The long-running confrontation between the Kremlin and Alexei Navalny took a darker turn this week as Russia’s best-known opposition figure launched a hunger strike to demand proper medical attention and protest his prison treatment.
Now his allies are openly voicing fears that Russian President Vladimir Putin once again wants him dead.
Navalny, 44, barely survived a poisoning seven months ago with a military-grade nerve agent, an attack Western governments blamed on the Russian security services. Now he is serving a 2½-year sentence in a harsh penal colony east of Moscow, after returning to Russia in January from Germany, where he spent months convalescing from his poisoning ordeal.
The Kremlin denied any responsibility for Navalny’s poisoning, but his case has worsened Moscow’s already tense relations with the United States and the 27-nation European Union. It also triggered one of the broadest and most sustained outpourings of domestic anger yet against Putin, who has been in power for more than two decades.
But analysts say that despite a groundswell of street protests this year to demand Navalny’s freedom — with more such mass demonstrations potentially in the works — neither the West nor his supporters at home have much real leverage against the state machinery presided over by Putin.
Even so, Navalny appears to have gotten under the Russian leader’s skin in a way that few opponents have managed to do, daring to mock Putin personally and highlighting the issue of official corruption, a key driver of discontent. Support for Navalny also taps a youthful demographic that could be a harbinger of longer-term gains for his political movement.

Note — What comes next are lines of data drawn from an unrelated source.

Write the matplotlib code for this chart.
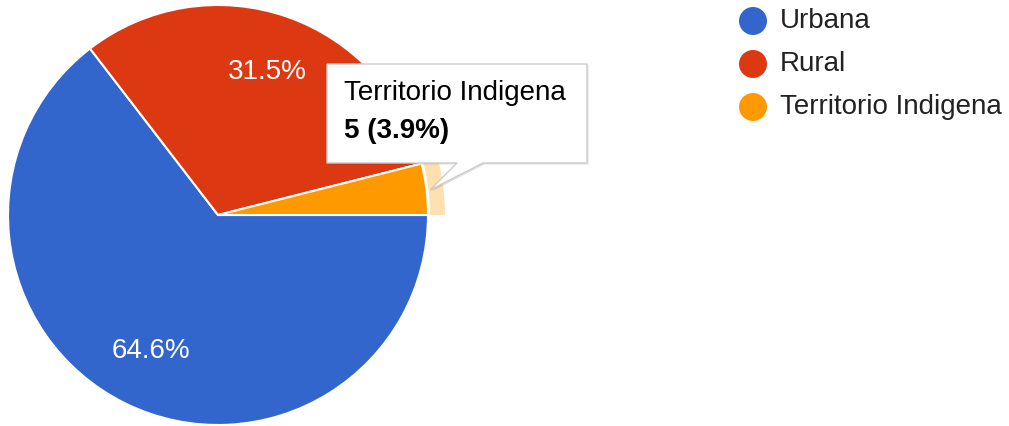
import matplotlib
matplotlib.use("Agg")
import matplotlib.pyplot as plt
from matplotlib.patches import Wedge, Polygon, Circle

categories = ["Urbana", "Rural", "Territorio Indigena"]
values = [82, 40, 5]
colors = ["#3366CC", "#DC3912", "#FF9900"]
tooltip_title = "Territorio Indigena"
tooltip_value = "5 (3.9%)"

W, H = 1009, 426
fig = plt.figure(figsize=(W / 100, H / 100), dpi=100)
ax = fig.add_axes([0, 0, 1, 1])
ax.set_xlim(0, W)
ax.set_ylim(0, H)
ax.set_aspect("equal")
ax.axis("off")

def Y(y):
    return H - y

cx, cy, R = 218, Y(215), 210
font = "Liberation Sans"
FS = 20

total = sum(values)

def fmt(p):
    return f"{p:.1f}%" if p > 5 else ""

wedges, texts, autotexts = ax.pie(
    values, colors=colors, startangle=0, counterclock=False,
    center=(cx, cy), radius=R, autopct=fmt, pctdistance=0.72,
    wedgeprops=dict(edgecolor="white", linewidth=1.5),
    textprops=dict(color="white", fontsize=FS, family=font),
)
ax.set_xlim(0, W)
ax.set_ylim(0, H)

# highlight ring for hovered slice
ang = 360 * values[2] / total
ax.add_patch(Wedge((cx, cy), R + 17, 0, ang, width=15, facecolor="#FFE0B0",
                   edgecolor="none", zorder=3))

# tooltip
pts = [(327, 64), (587, 64), (587, 163), (483, 163), (430, 190), (457, 163), (327, 163)]
shadow = Polygon([(x + 1.5, Y(y + 1.5)) for x, y in pts], closed=True,
                 facecolor="#000000", alpha=0.12, edgecolor="none", zorder=4)
ax.add_patch(shadow)
tip = Polygon([(x, Y(y)) for x, y in pts], closed=True, facecolor="white",
              edgecolor="#CCCCCC", linewidth=1, zorder=5)
ax.add_patch(tip)
ax.text(344, Y(93), tooltip_title, fontsize=FS, family=font, color="#000000",
        va="center", ha="left", zorder=6)
ax.text(344, Y(131), tooltip_value, fontsize=FS, family=font, color="#000000",
        fontweight="bold", va="center", ha="left", zorder=6)

# legend
for i, (lab, col) in enumerate(zip(categories, colors)):
    yy = Y(21 + i * 43)
    ax.add_patch(Circle((753, yy), 14, facecolor=col, edgecolor="none"))
    ax.text(780, yy, lab, fontsize=FS, family=font, color="#222222",
            va="center", ha="left")

fig.savefig("out.png", dpi=100)
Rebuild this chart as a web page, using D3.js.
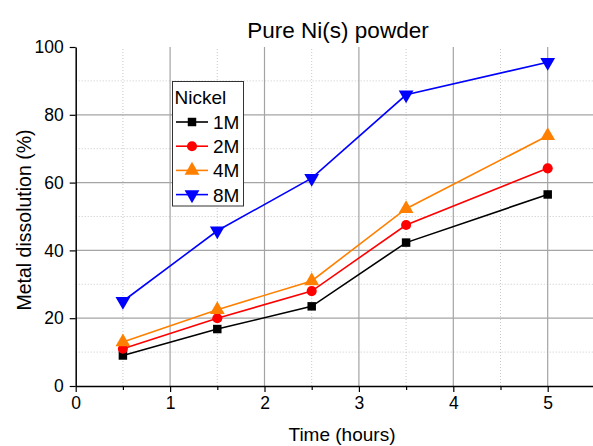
<!DOCTYPE html>
<html>
<head>
<meta charset="utf-8">
<script src="https://cdn.jsdelivr.net/npm/d3@7"></script>
<style>
  body { margin: 0; background: #fff; }
  text { font-family: "Liberation Sans", Arial, sans-serif; }
</style>
</head>
<body>
<div id="chart"></div>
<script>
// data
const times = [0.5, 1.5, 2.5, 3.5, 5];
const seriesNames = ['1M', '2M', '4M', '8M'];
const values1M = [9, 16.8, 23.5, 42.3, 56.5];
const values2M = [11, 20, 28, 47.5, 64.2];
const values4M = [13, 22.5, 31, 52.3, 73.8];
const values8M = [25, 45.8, 61.3, 85.9, 95.5];
const xTicks = [0, 1, 2, 3, 4, 5];
const yTicks = [0, 20, 40, 60, 80, 100];

const colors = ['#000000', '#ff0000', '#ff8000', '#0000ff'];
const symbols = [d3.symbolSquare, d3.symbolCircle, d3.symbolTriangle, d3.symbolTriangle];
const symSize = [72, 80, 95, 95];
const symRot = [0, 0, 0, 180];

const series = seriesNames.map((name, i) => ({
  name,
  values: [values1M, values2M, values4M, values8M][i].map((v, j) => ({ t: times[j], v }))
}));

const width = 593, height = 446;
const svg = d3.select('#chart').append('svg')
  .attr('width', width).attr('height', height);

const x = d3.scaleLinear().domain([0, 5.55]).range([75.7, 75.7 + 5.55 * 94.4]);
const y = d3.scaleLinear().domain([0, 100]).range([386, 47]);

const g = svg.append('g');

// minor grid (dotted)
const xMinor = d3.range(0.5, 5.6, 1);
const yMinor = d3.range(10, 100, 20);
g.selectAll('.xminor').data(xMinor).enter().append('line')
  .attr('x1', d => x(d)).attr('x2', d => x(d))
  .attr('y1', y(0)).attr('y2', y(100))
  .attr('stroke', '#c8c8c8').attr('stroke-dasharray', '1,2');
g.selectAll('.yminor').data(yMinor).enter().append('line')
  .attr('x1', x(0)).attr('x2', width)
  .attr('y1', d => y(d)).attr('y2', d => y(d))
  .attr('stroke', '#c8c8c8').attr('stroke-dasharray', '1,2');

// major grid
g.selectAll('.xmajor').data(xTicks.slice(1)).enter().append('line')
  .attr('x1', d => x(d)).attr('x2', d => x(d))
  .attr('y1', y(0)).attr('y2', y(100))
  .attr('stroke', '#a4a4a4').attr('stroke-width', 1.2);
g.selectAll('.ymajor').data(yTicks.slice(1, -1)).enter().append('line')
  .attr('x1', x(0)).attr('x2', width)
  .attr('y1', d => y(d)).attr('y2', d => y(d))
  .attr('stroke', '#a4a4a4').attr('stroke-width', 1.2);

// axes
const xAxis = g.append('g')
  .attr('transform', `translate(0,${y(0)})`)
  .call(d3.axisBottom(x).tickValues(xTicks).tickFormat(d3.format('d')).tickSize(6).tickSizeOuter(0).tickPadding(5));
const xAxisMinor = g.append('g')
  .attr('transform', `translate(0,${y(0)})`)
  .call(d3.axisBottom(x).tickValues(xMinor).tickFormat('').tickSize(4).tickSizeOuter(0));
xAxisMinor.select('.domain').remove();

const yAxis = g.append('g')
  .attr('transform', `translate(${x(0)},0)`)
  .call(d3.axisLeft(y).tickValues(yTicks).tickSize(6).tickSizeOuter(0).tickPadding(6));

[xAxis, yAxis, xAxisMinor].forEach(a => {
  a.selectAll('.domain').attr('stroke', '#000').attr('stroke-width', 1.5);
  a.selectAll('.tick line').attr('stroke', '#000').attr('stroke-width', 1.2);
  a.selectAll('.tick text').attr('fill', '#000')
    .style('font-family', '"Liberation Sans", Arial, sans-serif')
    .style('font-size', '17.5px');
});

// lines
const line = d3.line().x(d => x(d.t)).y(d => y(d.v));
series.forEach((s, i) => {
  g.append('path').datum(s.values)
    .attr('d', line).attr('fill', 'none')
    .attr('stroke', colors[i]).attr('stroke-width', 1.6);
  g.selectAll('.m' + i).data(s.values).enter().append('path')
    .attr('d', d3.symbol().type(symbols[i]).size(symSize[i]))
    .attr('transform', d => `translate(${x(d.t)},${y(d.v)}) rotate(${symRot[i]})`)
    .attr('fill', colors[i]);
});

// titles
svg.append('text').attr('x', 338).attr('y', 38).attr('text-anchor', 'middle')
  .style('font-size', '22.5px').text('Pure Ni(s) powder');
svg.append('text').attr('x', 342).attr('y', 441).attr('text-anchor', 'middle')
  .style('font-size', '19px').text('Time (hours)');
svg.append('text').attr('transform', 'translate(31,220) rotate(-90)')
  .attr('text-anchor', 'middle').style('font-size', '19.5px').text('Metal dissolution (%)');

// legend
const leg = svg.append('g');
leg.append('rect').attr('x', 172.5).attr('y', 81.5).attr('width', 71).attr('height', 124.5)
  .attr('fill', '#fff').attr('stroke', '#333').attr('stroke-width', 1);
leg.append('text').attr('x', 174.5).attr('y', 104).style('font-size', '19px').text('Nickel');
series.forEach((s, i) => {
  const ly = 122 + i * 24.2;
  leg.append('line').attr('x1', 176).attr('x2', 208).attr('y1', ly).attr('y2', ly)
    .attr('stroke', colors[i]).attr('stroke-width', 1.6);
  leg.append('path')
    .attr('d', d3.symbol().type(symbols[i]).size(symSize[i]))
    .attr('transform', `translate(192,${ly}) rotate(${symRot[i]})`)
    .attr('fill', colors[i]);
  leg.append('text').attr('x', 213).attr('y', ly + 7).style('font-size', '19px').text(s.name);
});
</script>
</body>
</html>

Here is some background about Navalny and where the latest confrontation might lead.
— How serious is the danger to Navalny?
By all appearances, it is considerable. Supporters were alarmed when he was sent to a maximum-security facility known as Pokrov IK-2, about 60 miles east of Moscow, which is notorious for harsh conditions. This week, his Instagram account said he had been denied painkillers or access to a doctor to treat debilitating back and leg pain. He also told of sleep deprivation due to guards shining a light on his face every hour, ostensibly to ensure he had not escaped.
On Wednesday, the account maintained in his name by aides posted a handwritten letter from Navalny announcing the start of his hunger strike, in which he asked: “What else could I do?” A series of Twitter posts on Thursday said he had lost 18 pounds even before his hunger strike commenced.
Russian democracy activist Vladimir Kara-Murza, speaking at an online panel Wednesday organized by the Chicago Council on Global Affairs, cited a “grave, dangerous and deteriorating” situation for Navalny. American-born British businessman Bill Browder, who has championed legislation on sanctions against Russia, likened Navalny’s case to that of lawyer Sergei Magnitsky, who died in Russian prison in 2009. “Putin is trying to kill him in slow motion,” Browder wrote on Twitter this week.
The Kremlin has declined to comment on Navalny’s condition, and prison authorities say his treatment has been in accordance with the law.
— How is Putin playing this?
Analysts say the Russian leader runs a degree of political risk by allowing Navalny’s condition to deteriorate to the point that his life is endangered. If he were to die in custody, “there’s a danger of him becoming a martyr and delivering a boost to his supporters as well,” said Elina Treyger, a political scientist with the Rand Corp.
In launching his hunger strike, Navalny “just upped the ante,” she said. Anticipating the dangers he faced in custody, the activist previously told supporters that if anything happened to him while he was imprisoned, no one should believe any official claim that he killed himself.